#### INSTRUCTIONS FOR THE TASK:
Find the lines holding "with" and copy them.
# # # # # # #
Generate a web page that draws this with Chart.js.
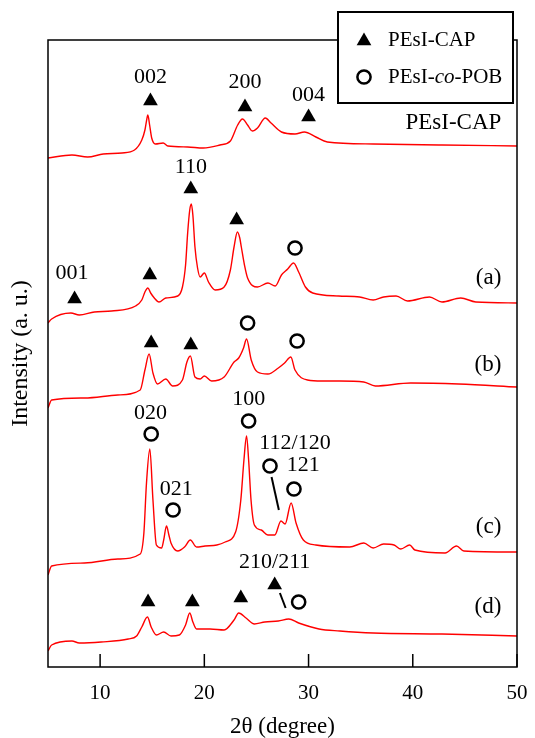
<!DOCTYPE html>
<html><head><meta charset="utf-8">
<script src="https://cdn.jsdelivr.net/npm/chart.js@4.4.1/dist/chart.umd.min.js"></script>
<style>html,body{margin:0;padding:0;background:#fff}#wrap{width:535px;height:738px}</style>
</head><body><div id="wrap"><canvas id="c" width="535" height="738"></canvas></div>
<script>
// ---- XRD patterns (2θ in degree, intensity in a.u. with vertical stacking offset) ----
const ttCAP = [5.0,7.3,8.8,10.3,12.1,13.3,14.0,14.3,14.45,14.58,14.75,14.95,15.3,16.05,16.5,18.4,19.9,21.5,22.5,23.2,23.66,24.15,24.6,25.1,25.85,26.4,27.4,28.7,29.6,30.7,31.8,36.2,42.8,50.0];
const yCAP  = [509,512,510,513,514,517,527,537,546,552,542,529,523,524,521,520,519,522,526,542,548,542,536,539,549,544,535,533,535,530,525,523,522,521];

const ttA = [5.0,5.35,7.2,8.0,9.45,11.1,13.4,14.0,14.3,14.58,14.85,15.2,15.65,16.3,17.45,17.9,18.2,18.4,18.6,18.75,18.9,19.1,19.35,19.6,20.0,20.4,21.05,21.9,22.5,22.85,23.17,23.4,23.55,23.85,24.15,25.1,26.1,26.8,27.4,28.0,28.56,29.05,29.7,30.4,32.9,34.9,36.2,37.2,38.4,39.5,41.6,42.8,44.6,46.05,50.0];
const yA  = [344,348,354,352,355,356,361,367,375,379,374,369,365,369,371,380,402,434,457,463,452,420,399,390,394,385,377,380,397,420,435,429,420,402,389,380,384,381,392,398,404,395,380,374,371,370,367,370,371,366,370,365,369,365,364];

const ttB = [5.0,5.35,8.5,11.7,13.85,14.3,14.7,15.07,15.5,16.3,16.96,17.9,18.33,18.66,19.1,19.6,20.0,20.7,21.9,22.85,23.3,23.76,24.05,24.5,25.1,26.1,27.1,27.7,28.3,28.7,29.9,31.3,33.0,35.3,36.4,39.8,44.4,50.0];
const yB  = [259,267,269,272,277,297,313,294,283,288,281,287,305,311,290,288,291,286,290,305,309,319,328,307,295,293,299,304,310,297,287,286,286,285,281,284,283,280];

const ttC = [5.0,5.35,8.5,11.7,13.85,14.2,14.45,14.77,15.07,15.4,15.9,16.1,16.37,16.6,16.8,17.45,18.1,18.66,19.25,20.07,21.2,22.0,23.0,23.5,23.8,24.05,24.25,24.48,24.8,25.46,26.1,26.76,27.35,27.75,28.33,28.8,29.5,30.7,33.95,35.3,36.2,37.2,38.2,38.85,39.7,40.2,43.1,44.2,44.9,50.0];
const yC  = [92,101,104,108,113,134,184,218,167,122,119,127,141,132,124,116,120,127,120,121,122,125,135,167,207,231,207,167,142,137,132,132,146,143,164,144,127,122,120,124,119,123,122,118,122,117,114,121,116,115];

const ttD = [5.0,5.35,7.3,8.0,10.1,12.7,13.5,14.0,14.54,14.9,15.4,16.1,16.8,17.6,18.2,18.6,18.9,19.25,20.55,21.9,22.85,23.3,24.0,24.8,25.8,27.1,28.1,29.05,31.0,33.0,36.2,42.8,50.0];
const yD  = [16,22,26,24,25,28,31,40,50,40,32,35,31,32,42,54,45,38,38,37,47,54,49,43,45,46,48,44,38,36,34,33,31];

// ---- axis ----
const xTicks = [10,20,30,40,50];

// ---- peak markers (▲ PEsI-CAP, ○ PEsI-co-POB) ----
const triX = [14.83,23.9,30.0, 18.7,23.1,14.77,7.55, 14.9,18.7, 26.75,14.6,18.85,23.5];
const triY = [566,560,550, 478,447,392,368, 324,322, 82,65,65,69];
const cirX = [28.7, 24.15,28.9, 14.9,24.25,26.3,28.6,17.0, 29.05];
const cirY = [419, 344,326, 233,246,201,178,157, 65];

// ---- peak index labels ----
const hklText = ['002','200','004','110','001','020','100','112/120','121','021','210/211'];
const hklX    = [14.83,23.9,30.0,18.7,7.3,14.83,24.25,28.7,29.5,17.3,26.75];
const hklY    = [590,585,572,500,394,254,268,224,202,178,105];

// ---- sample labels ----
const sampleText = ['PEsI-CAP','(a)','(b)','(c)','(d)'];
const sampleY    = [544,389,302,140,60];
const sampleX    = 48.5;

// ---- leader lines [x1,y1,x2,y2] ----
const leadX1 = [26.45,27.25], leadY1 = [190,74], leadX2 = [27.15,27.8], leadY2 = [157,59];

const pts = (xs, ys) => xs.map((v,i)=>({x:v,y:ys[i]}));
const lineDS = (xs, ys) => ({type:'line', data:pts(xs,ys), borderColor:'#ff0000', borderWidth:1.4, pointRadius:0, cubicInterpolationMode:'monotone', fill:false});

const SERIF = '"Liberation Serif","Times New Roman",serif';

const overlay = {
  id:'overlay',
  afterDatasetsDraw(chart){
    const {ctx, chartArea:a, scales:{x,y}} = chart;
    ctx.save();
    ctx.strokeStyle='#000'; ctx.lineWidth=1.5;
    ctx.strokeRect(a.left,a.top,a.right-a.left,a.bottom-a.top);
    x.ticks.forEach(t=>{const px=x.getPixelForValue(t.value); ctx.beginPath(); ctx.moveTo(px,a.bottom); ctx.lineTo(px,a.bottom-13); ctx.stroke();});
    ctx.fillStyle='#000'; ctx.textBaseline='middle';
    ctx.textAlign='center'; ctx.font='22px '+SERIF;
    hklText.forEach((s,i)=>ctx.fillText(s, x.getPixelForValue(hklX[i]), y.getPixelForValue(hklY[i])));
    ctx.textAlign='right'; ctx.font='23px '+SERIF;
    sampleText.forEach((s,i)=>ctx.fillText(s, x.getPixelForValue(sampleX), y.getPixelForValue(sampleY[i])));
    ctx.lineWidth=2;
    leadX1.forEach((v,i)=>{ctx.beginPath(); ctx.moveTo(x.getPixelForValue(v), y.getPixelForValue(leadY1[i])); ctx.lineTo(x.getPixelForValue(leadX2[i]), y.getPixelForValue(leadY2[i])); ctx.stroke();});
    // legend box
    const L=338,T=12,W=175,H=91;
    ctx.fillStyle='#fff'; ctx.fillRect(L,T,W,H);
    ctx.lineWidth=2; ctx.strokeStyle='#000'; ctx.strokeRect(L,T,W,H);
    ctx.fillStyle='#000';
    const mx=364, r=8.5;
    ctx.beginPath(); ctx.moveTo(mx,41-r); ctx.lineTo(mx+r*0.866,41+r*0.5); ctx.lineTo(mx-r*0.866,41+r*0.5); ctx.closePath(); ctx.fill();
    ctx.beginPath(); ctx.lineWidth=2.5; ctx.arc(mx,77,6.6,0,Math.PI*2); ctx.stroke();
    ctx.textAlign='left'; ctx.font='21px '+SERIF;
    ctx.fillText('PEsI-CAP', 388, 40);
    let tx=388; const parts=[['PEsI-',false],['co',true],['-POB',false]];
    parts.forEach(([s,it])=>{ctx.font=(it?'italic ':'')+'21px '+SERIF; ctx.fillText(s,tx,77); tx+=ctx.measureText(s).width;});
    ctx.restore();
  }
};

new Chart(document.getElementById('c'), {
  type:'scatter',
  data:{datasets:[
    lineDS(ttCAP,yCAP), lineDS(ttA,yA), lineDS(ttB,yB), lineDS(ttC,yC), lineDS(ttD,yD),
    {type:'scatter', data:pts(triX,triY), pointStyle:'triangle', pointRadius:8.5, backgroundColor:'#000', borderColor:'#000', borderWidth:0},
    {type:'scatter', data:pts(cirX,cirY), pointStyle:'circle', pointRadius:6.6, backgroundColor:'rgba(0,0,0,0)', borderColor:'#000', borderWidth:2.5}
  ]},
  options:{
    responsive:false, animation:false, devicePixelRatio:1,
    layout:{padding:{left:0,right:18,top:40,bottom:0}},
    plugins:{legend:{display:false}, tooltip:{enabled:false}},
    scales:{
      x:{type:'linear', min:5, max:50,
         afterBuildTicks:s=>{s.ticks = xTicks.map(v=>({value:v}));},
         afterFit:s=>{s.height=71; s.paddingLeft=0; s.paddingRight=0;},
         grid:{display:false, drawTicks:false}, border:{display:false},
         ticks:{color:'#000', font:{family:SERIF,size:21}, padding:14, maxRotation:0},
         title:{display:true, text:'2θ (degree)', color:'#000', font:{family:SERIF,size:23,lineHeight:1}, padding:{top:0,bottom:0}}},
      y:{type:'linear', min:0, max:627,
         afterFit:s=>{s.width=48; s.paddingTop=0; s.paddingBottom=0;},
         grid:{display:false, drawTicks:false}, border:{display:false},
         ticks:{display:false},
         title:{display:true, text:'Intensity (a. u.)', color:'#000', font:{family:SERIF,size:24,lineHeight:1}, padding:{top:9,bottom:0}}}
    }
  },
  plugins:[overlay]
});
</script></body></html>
# # # # # # #
#### FINAL RESULT:
Generate a web page that draws this with Chart.js.
// ---- XRD patterns (2θ in degree, intensity in a.u. with vertical stacking offset) ----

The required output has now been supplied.